Predicting the properties of polymeric materials via multiscale molecular modeling

Y.G. Yingling
North Carolina State University,
United States

Keywords: molecular modeling, polymers, composites, polyelectrolytes


Computer simulations can yield a wealth of data on interfacial dynamics, structures, and a variety of physical properties and have proven to be essential in elucidating complex processes in organic solvents, polymers, and variety of soft materials. Most promising and rigorous methods for simulating complex processes in various materials are based on integration of Newton’s equation of motion, such as molecular dynamics (MD) and dissipative particle dynamics (DPD) simulations.

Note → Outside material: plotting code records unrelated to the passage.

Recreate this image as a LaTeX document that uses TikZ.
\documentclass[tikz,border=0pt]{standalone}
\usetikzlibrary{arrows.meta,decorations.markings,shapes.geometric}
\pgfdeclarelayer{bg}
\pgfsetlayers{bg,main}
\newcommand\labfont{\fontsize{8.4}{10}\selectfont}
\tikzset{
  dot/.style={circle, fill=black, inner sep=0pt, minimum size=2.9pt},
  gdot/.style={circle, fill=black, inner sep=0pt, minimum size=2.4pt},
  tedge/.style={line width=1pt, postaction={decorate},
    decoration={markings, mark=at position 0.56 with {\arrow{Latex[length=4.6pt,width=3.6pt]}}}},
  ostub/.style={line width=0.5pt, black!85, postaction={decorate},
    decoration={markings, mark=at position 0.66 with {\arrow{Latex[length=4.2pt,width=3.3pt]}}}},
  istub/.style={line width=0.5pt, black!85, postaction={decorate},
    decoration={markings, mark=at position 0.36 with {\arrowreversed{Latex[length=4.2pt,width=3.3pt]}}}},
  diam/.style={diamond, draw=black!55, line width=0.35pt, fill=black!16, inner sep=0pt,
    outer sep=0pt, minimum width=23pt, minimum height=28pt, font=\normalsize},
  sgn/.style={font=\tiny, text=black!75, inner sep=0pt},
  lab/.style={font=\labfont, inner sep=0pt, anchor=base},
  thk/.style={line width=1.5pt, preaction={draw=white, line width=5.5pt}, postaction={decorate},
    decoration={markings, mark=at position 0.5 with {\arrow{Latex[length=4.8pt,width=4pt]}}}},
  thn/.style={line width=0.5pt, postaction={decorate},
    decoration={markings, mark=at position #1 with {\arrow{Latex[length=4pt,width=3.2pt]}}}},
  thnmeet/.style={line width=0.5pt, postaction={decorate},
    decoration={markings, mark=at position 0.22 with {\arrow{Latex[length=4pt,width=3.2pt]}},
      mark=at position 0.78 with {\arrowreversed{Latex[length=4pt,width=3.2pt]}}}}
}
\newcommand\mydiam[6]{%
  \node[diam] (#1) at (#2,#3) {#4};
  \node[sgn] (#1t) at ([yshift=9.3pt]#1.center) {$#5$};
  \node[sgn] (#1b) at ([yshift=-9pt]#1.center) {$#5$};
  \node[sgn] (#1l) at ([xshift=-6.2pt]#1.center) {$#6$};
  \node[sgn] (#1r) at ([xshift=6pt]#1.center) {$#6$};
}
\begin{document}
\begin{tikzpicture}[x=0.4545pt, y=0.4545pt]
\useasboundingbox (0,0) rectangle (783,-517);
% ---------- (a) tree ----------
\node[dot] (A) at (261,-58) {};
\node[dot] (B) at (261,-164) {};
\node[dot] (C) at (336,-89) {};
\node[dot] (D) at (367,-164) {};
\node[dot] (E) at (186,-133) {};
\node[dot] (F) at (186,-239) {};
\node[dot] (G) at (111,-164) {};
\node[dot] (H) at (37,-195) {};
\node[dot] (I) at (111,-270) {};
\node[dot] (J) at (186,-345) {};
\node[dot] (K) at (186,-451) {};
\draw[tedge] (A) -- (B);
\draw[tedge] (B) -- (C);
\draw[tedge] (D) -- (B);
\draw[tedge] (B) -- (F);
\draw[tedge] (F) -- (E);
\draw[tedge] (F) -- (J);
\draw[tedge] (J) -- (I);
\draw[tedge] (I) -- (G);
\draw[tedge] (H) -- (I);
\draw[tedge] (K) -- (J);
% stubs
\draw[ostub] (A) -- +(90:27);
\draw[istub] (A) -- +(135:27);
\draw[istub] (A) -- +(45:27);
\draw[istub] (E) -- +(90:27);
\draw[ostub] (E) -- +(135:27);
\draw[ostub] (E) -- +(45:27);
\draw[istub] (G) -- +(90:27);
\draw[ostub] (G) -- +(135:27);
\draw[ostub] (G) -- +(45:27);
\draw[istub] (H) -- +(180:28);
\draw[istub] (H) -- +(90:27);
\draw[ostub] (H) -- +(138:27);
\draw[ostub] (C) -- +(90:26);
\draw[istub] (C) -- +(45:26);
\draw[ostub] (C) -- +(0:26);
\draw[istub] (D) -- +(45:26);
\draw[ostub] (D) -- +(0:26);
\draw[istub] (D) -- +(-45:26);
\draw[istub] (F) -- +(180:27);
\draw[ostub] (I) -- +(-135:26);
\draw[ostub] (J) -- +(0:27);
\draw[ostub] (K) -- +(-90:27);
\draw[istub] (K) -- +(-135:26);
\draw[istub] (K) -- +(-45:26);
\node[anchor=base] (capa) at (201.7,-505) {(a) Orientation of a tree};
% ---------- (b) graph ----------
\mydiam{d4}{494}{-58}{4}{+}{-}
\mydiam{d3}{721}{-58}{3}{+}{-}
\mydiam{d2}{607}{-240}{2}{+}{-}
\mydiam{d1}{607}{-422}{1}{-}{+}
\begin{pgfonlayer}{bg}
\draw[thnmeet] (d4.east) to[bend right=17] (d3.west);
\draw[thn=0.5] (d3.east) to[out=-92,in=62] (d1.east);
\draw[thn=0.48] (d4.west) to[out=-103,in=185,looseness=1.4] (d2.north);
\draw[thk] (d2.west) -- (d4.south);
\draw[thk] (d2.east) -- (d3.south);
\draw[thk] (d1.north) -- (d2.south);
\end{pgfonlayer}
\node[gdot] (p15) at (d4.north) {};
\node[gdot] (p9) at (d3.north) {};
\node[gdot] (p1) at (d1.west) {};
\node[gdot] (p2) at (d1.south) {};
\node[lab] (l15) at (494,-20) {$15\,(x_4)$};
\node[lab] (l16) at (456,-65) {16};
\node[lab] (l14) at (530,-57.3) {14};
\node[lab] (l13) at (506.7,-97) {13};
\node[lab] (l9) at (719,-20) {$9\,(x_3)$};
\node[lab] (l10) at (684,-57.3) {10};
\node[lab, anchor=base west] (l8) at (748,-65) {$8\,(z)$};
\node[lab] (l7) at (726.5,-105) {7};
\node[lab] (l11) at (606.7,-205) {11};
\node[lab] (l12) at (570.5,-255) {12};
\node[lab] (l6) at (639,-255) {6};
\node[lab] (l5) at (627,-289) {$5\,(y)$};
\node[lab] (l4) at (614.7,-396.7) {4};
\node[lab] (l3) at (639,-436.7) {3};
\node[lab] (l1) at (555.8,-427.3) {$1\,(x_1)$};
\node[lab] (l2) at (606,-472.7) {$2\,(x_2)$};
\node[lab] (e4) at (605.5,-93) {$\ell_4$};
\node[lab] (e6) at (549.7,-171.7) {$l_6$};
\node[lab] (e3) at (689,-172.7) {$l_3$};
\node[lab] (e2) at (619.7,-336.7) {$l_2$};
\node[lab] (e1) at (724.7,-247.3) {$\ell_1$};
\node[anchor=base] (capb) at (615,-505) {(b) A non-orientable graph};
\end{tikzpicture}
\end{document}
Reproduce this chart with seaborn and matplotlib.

I will illustrate our recent progress on the following two representative efforts: • Role of plasticizers and antioxidants on polymer properties. Plasticizers and antioxidants are additives to polymers that improve materials mechanical properties, stability and durability. In order to develop a new generation of efficient plasticizers and antioxidants a fundamental understanding is needed on what chemical structures and interactions are important in their functional characteristics. We have develop a multiscale MD approach that provided atomic and molecular level understanding of the role of antioxidants exudation and mechanical properties. • Predicting salt responsive morphology of polyelectrolytes micelles and gels. Modeling a responsive material presents a challenge with a large number of unknown variable parameters, such as chemical reactions kinetic or conformational changes as a function of environment, that is hard to measure directly. We have recently developed a method which is parameterized based on a single set of parameters, which allows for large-scale DPD simulations of self-assembling polyelectrolytes materials and their morphological response to the changes in salt concentration. I will illustrate our recent progress in prediction of responsive morphologies of polyelectrolyte micelles and gels. Our methodology permits us to construct a morphological diagram of polyelectrolyte-block copolymers and evaluate the size of aggregates obtained along with their responsive morphological transitions and scaling relations.